Yao stands out as one of the Taiwanese-American chefs most willing to stray from tradition, eschewing pure nostalgia for what has become a tasting-menu destination rooted in Taiwanese hallmarks. He grew up in Walnut, California, a city that, along with neighboring ones throughout San Gabriel Valley, might be called the cradle of today’s Taiwanese-American civilization (according to City-Data.com). Taiwanese restaurants were nothing new there; in fact, his parents ran a catering business making Taiwanese-style lunch boxes for UCLA’s cafeteria. A couple years ago, Yao took over his parents’ kitchen, transforming it into a sit-down restaurant.
“I always tell people we’re a Taiwanese restaurant,” he says. His current menu also plays with Japanese and French flavors and techniques. “It might sound obscure to some people, but we’re always trying to chase a certain time or specific moment that reminds you of Taiwanese food, like black vinegar in you yu geng,” he said, citing a squid stew popular at Taiwanese night markets. “It hits you as something familiar but if you have that specific memory—it’s like an a-ha moment for those who grew up eating it.”
Every Taiwanese-American chef I spoke with for this story had their own visceral memories, or a-ha moments, that informed their culinary philosophy. Think of them as coded messages of Taiwanese-American-ness: a creeping sense of solidarity may fill a diner with nostalgia throughout the meal. It may be why Eric Sze, the chef-owner of 886, serves a fried chicken sandwich inspired by the ones you'll find at Taiwanese McDonald’s. And these touchstones are as varied as Taiwanese food itself.
“This is the type of food that I crave,” said Vivian Ku, the chef-owner of Pine & Crane and Joy in LA, of her restaurants’ menus. “But what are the things that I can’t get at those other places?” Ku (no relation to Josh Ku) has her own ideas about Taiwanese comfort food. Growing up in Bakersfield, CA, with relatives along the San Gabriel Valley, she was also surrounded by Taiwanese food. She recalled dinners at her grandmother’s place with lots of noodles and homemade breads at every meal. Her family also owns a farm in California, where she gets most of her restaurant’s produce.
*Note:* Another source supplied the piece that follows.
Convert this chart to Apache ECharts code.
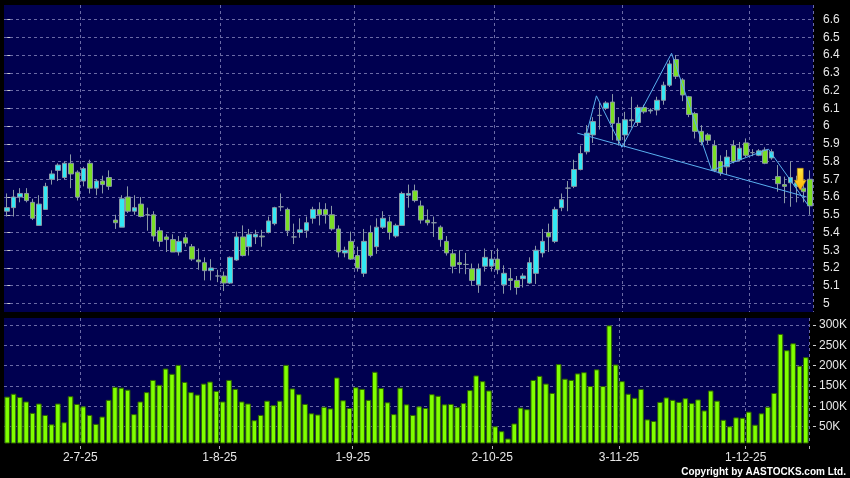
<!DOCTYPE html>
<html>
<head>
<meta charset="utf-8">
<script src="https://cdn.jsdelivr.net/npm/echarts@6/dist/echarts.min.js"></script>
<style>
html,body{margin:0;padding:0;background:#000;}
#chart{width:850px;height:478px;}
</style>
</head>
<body>
<div id="chart"></div>
<script>
const dates = [
'13-6-25','16-6-25','17-6-25','18-6-25','19-6-25','20-6-25','23-6-25','24-6-25','25-6-25','26-6-25','27-6-25','30-6-25',
'2-7-25','3-7-25','4-7-25','7-7-25','8-7-25','9-7-25','10-7-25','11-7-25','14-7-25','15-7-25','16-7-25','17-7-25','18-7-25','21-7-25','22-7-25','23-7-25','24-7-25','25-7-25','28-7-25','29-7-25','30-7-25','31-7-25',
'1-8-25','4-8-25','5-8-25','6-8-25','7-8-25','8-8-25','11-8-25','12-8-25','13-8-25','14-8-25','15-8-25','18-8-25','19-8-25','20-8-25','21-8-25','22-8-25','25-8-25','26-8-25','27-8-25','28-8-25','29-8-25',
'1-9-25','2-9-25','3-9-25','4-9-25','5-9-25','8-9-25','9-9-25','10-9-25','11-9-25','12-9-25','15-9-25','16-9-25','17-9-25','18-9-25','19-9-25','22-9-25','23-9-25','24-9-25','25-9-25','26-9-25','29-9-25','30-9-25',
'2-10-25','3-10-25','6-10-25','8-10-25','9-10-25','10-10-25','13-10-25','14-10-25','15-10-25','16-10-25','17-10-25','20-10-25','21-10-25','22-10-25','23-10-25','24-10-25','27-10-25','28-10-25','30-10-25','31-10-25',
'3-11-25','4-11-25','5-11-25','6-11-25','7-11-25','10-11-25','11-11-25','12-11-25','13-11-25','14-11-25','17-11-25','18-11-25','19-11-25','20-11-25','21-11-25','24-11-25','25-11-25','26-11-25','27-11-25','28-11-25',
'1-12-25','2-12-25','3-12-25','4-12-25','5-12-25','8-12-25','9-12-25','10-12-25','11-12-25','12-12-25'
];
const monthLabels = ['2-7-25','1-8-25','1-9-25','2-10-25','3-11-25','1-12-25'];
const priceTicks = [5,5.1,5.2,5.3,5.4,5.5,5.6,5.7,5.8,5.9,6,6.1,6.2,6.3,6.4,6.5,6.6];
const volumeTicks = [50000,100000,150000,200000,250000,300000];

const open = [5.52,5.54,5.60,5.62,5.57,5.44,5.53,5.70,5.75,5.71,5.79,5.74,5.69,5.79,5.65,5.69,5.71,5.47,5.43,5.60,
5.52,5.56,5.50,5.50,5.41,5.375,5.36,5.29,5.37,5.32,5.245,5.23,5.185,5.155,5.155,5.115,5.245,5.375,5.32,5.375,
5.38,5.40,5.45,5.545,5.53,5.375,5.40,5.41,5.48,5.53,5.53,5.50,5.42,5.285,5.35,5.27,5.17,5.40,5.32,5.43,
5.46,5.38,5.44,5.61,5.635,5.55,5.47,5.455,5.43,5.35,5.28,5.23,5.22,5.195,5.105,5.21,5.21,5.25,5.105,5.14,
5.13,5.14,5.115,5.17,5.285,5.40,5.35,5.54,5.65,5.66,5.755,5.855,5.95,6.06,6.10,6.135,6.015,5.95,6.035,6.02,
6.105,6.085,6.09,6.145,6.23,6.375,6.26,6.165,6.07,5.97,5.95,5.89,5.80,5.77,5.89,5.81,5.905,5.85,5.835,5.865,
5.82,5.715,5.67,5.68,5.66,5.65,5.70];
const close = [5.54,5.60,5.62,5.58,5.48,5.56,5.66,5.73,5.78,5.79,5.73,5.60,5.76,5.65,5.69,5.67,5.66,5.455,5.59,5.52,
5.54,5.49,5.50,5.38,5.35,5.36,5.29,5.35,5.34,5.25,5.235,5.185,5.20,5.155,5.115,5.26,5.375,5.27,5.39,5.39,
5.375,5.465,5.54,5.545,5.41,5.375,5.415,5.455,5.53,5.50,5.50,5.42,5.29,5.30,5.25,5.20,5.35,5.27,5.43,5.48,
5.40,5.44,5.62,5.62,5.58,5.47,5.455,5.455,5.36,5.285,5.21,5.22,5.22,5.13,5.195,5.26,5.25,5.19,5.17,5.13,
5.09,5.155,5.23,5.30,5.35,5.375,5.53,5.585,5.65,5.755,5.845,5.96,6.025,6.06,6.13,6.015,5.92,6.035,6.03,6.105,
6.08,6.09,6.145,6.23,6.35,6.28,6.175,6.065,5.97,5.91,5.92,5.75,5.735,5.825,5.80,5.875,5.835,5.85,5.86,5.79,
5.855,5.675,5.66,5.71,5.68,5.63,5.55];
const low = [5.49,5.49,5.57,5.57,5.47,5.44,5.53,5.67,5.69,5.70,5.65,5.58,5.66,5.62,5.61,5.62,5.64,5.42,5.43,5.51,
5.50,5.485,5.41,5.35,5.32,5.29,5.29,5.27,5.32,5.24,5.19,5.13,5.13,5.12,5.07,5.11,5.24,5.265,5.27,5.335,
5.32,5.395,5.44,5.52,5.38,5.335,5.37,5.37,5.45,5.44,5.45,5.41,5.26,5.26,5.245,5.18,5.15,5.26,5.28,5.42,
5.36,5.37,5.44,5.54,5.57,5.45,5.44,5.375,5.32,5.27,5.17,5.17,5.165,5.10,5.06,5.18,5.18,5.165,5.055,5.075,
5.05,5.09,5.11,5.11,5.26,5.29,5.34,5.52,5.52,5.65,5.75,5.84,5.905,5.98,6.09,5.92,5.89,5.88,5.99,6.00,
6.07,6.07,6.06,6.12,6.22,6.265,6.14,6.05,5.93,5.89,5.90,5.74,5.72,5.725,5.79,5.80,5.825,5.83,5.83,5.785,
5.81,5.63,5.565,5.545,5.57,5.57,5.50];
const high = [5.62,5.64,5.65,5.65,5.59,5.61,5.68,5.75,5.79,5.80,5.84,5.75,5.77,5.81,5.70,5.72,5.75,5.50,5.61,5.66,
5.61,5.60,5.54,5.52,5.43,5.39,5.39,5.38,5.39,5.335,5.31,5.26,5.25,5.19,5.18,5.265,5.405,5.44,5.42,5.415,
5.415,5.49,5.545,5.62,5.54,5.45,5.48,5.49,5.545,5.57,5.565,5.55,5.44,5.32,5.405,5.32,5.42,5.44,5.48,5.52,
5.49,5.45,5.63,5.67,5.67,5.58,5.53,5.49,5.44,5.38,5.305,5.30,5.285,5.225,5.225,5.31,5.30,5.31,5.215,5.20,
5.155,5.17,5.26,5.325,5.42,5.45,5.545,5.62,5.69,5.81,5.89,6.005,6.05,6.13,6.14,6.18,6.05,6.08,6.165,6.12,
6.12,6.10,6.165,6.25,6.37,6.40,6.27,6.17,6.08,6.005,5.96,5.92,5.835,5.865,5.92,5.91,5.93,5.87,5.87,5.88,
5.87,5.78,5.715,5.80,5.72,5.69,5.75];
const volume = [124,131,123,112,84,107,79,56,107,61,125,106,100,79,57,75,116,148,146,141,
81,112,135,165,153,193,180,202,160,135,129,156,161,138,112,165,143,112,107,66,
79,114,103,114,202,144,130,106,83,80,99,95,171,115,96,147,143,116,185,145,
110,81,146,105,79,100,96,130,126,105,106,98,108,140,176,162,139,51,39,21,
58,97,93,165,175,156,133,204,168,165,181,184,150,191,150,299,203,162,131,121,
143,68,64,111,122,116,111,120,108,117,90,139,114,67,51,73,72,87,55,83,
99,133,278,238,255,200,221].map(v => v * 1000);

// pattern lines drawn by the chart (x in trading-day index, y in price)
const neckline = [[89.5,5.96],[125.5,5.60]];
const zigzag = [[90.9,5.95],[92.5,6.17],[96.5,5.88],[104.3,6.41],[110.6,5.75],[119.5,5.87],[125.8,5.55]];
const arrowPoint = [[124.5,5.70]];

const candles = dates.map((d,i) => [open[i], close[i], low[i], high[i]]);
const isMonthStart = (idx) => monthLabels.indexOf(dates[idx]) >= 0;

const gridLine = { show: true, interval: (idx) => isMonthStart(idx), lineStyle: { color: '#6a6aa6', type: [3,3], width: 1 } };
const hSplit = { show: true, lineStyle: { color: '#6a6aa6', type: [3,3], width: 1 } };
const labelColor = '#e8e8e8';
const FONT = 'Liberation Sans, Arial, sans-serif';

const chart = echarts.init(document.getElementById('chart'), null, { renderer: 'canvas' });
chart.setOption({
  animation: false,
  backgroundColor: '#000000',
  grid: [
    { left: 4, right: 37, top: 5, height: 307, show: true, backgroundColor: '#000050', borderWidth: 0 },
    { left: 4, right: 37, top: 318, height: 125, show: true, backgroundColor: '#000050', borderWidth: 0 }
  ],
  xAxis: [
    { type: 'category', gridIndex: 0, data: dates, boundaryGap: true,
      axisLine: { show: false }, axisTick: { show: false }, axisLabel: { show: false },
      splitLine: gridLine },
    { type: 'category', gridIndex: 1, data: dates, boundaryGap: true, offset: 3,
      axisLine: { show: false },
      axisTick: { show: true, interval: (idx) => isMonthStart(idx), length: 3, lineStyle: { color: '#b0b0b0' } },
      axisLabel: { show: true, interval: (idx) => isMonthStart(idx), color: labelColor, fontSize: 12, fontFamily: FONT, margin: 6, padding: [0,6,0,0] },
      splitLine: gridLine },
    { type: 'value', gridIndex: 0, min: -0.5, max: dates.length - 0.5, show: false }
  ],
  yAxis: [
    { type: 'value', gridIndex: 0, position: 'right', min: 4.952, max: 6.682, offset: 4,
      axisLine: { show: false },
      axisTick: { show: true, customValues: priceTicks, length: 3, lineStyle: { color: '#d0d0d0' } },
      axisLabel: { show: true, customValues: priceTicks, color: labelColor, fontSize: 12, fontFamily: FONT, margin: 6,
                   formatter: (v) => String(Math.round(v * 10) / 10) },
      splitLine: hSplit },
    { type: 'value', gridIndex: 1, position: 'right', min: 10000, max: 317200, offset: 4,
      axisLine: { show: false },
      axisTick: { show: true, customValues: volumeTicks, length: 3, lineStyle: { color: '#d0d0d0' } },
      axisLabel: { show: true, customValues: volumeTicks, color: labelColor, fontSize: 12, fontFamily: FONT, margin: 6,
                   formatter: (v) => Math.round(v / 1000) + 'K' },
      splitLine: hSplit }
  ],
  series: [
    { type: 'candlestick', xAxisIndex: 0, yAxisIndex: 0, data: candles, barWidth: 5,
      itemStyle: { color: '#33e8f4', color0: '#7ade26', borderColor: '#8a98a6', borderColor0: '#8a98a6', borderWidth: 1 } },
    { type: 'bar', xAxisIndex: 1, yAxisIndex: 1, data: volume, barWidth: '88%',
      itemStyle: { color: '#80ff00', borderColor: '#2e6400', borderWidth: 1 } },
    { type: 'line', xAxisIndex: 2, yAxisIndex: 0, data: neckline, symbol: 'none',
      lineStyle: { color: '#5ab0f0', width: 1 } },
    { type: 'line', xAxisIndex: 2, yAxisIndex: 0, data: zigzag, symbol: 'none',
      lineStyle: { color: '#5ab0f0', width: 1 } },
    { type: 'scatter', xAxisIndex: 2, yAxisIndex: 0, data: arrowPoint, z: 10,
      symbol: 'path://M3,0 L9,0 L9,12 L12,12 L6,22 L0,12 L3,12 Z', symbolSize: [12, 22],
      itemStyle: { opacity: 1, color: { type: 'linear', x: 0, y: 0, x2: 0, y2: 1,
        colorStops: [{ offset: 0, color: '#ffe840' }, { offset: 1, color: '#ffb000' }] },
        borderColor: '#c08800', borderWidth: 0.5 } }
  ],
  graphic: [
    { type: 'text', right: 4, bottom: 1,
      style: { text: 'Copyright by AASTOCKS.com Ltd.', fill: '#ffffff', font: 'bold 10px ' + FONT } }
  ]
});
</script>
</body>
</html>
But neither of her restaurants, opened in 2014 and 2018, look like the typical Taiwanese spots that she grew up around.
“I love drinking beer, so I wanted to bring that into the experience,” she said. She also pays a lot of attention to the service and ambience of her restaurants, “and just being a part of the neighborhood,” she said. “It’s like, I grew up here, so I’m different.”
Another reason why today’s newer Taiwanese restaurants in America are different from older generations’ is that Taiwanese people have become a more cohesive bunch in the last half-century. Many of the restaurateurs that I spoke to had at least one or two grandparents who emigrated to Taiwan from mainland China during the late 1940s, where they were considered outsiders by existing groups on the island. But their foods have since become intertwined. Even more so, it seems, for those who later emigrated to America.
“When you come here, you’re all Taiwanese,” said Rich Ho, the chef-owner of Ho Foods in New York City. His restaurant specializes in beef noodle soup, itself a product of Taiwan’s historical melding of Chinese cuisines. Ho grew up in Southern California but moved to New York, where he met Taiwanese-American people from all over the country. Some, he says, had never been to L.A. or to Taiwan, “but we all had the same palate for what we wanted,” he said. “The food culture is so strong,” he said of Taiwan, “I figured that if this comfort food was so important to me, it must be to people all over.”
And if you grew up in America? “Chances are you’re more open to learning,” said Eric Sze, of 886. His restaurant, bathed in neon lights in New York City’s East Village, has quickly achieved “date night” status. His take on Taiwanese food leans toward mainland Chinese-style stir-fries, as his father hails from Shanghai and Sichuan (“two of the biggest food capitals of China,” as Sze says). He’s found camaraderie in Ho and Win Son’s founders in New York.
“My mom says this generation is so collaborative,” said Ho. “I’m like, hey Eric, come taste this,” he said of his East Village neighbor. That kind of communication was largely shunned by their elder Taiwanese-American restaurateurs, he said. Jon Yao echoed this fondness for community, saying that he’d like to gather Taiwanese chefs for a group of some sort.
That group, if formed, will no doubt find much in common, given the fact that most of them are doing something that their immigrant parents originally wished they hadn’t: a career in culinary arts. This brazen act alone may account for a rebellious streak among them and their restaurants’ offerings.
“Now I get to do things that my mom used to tell me, ‘American people won’t like it,’” said Sze.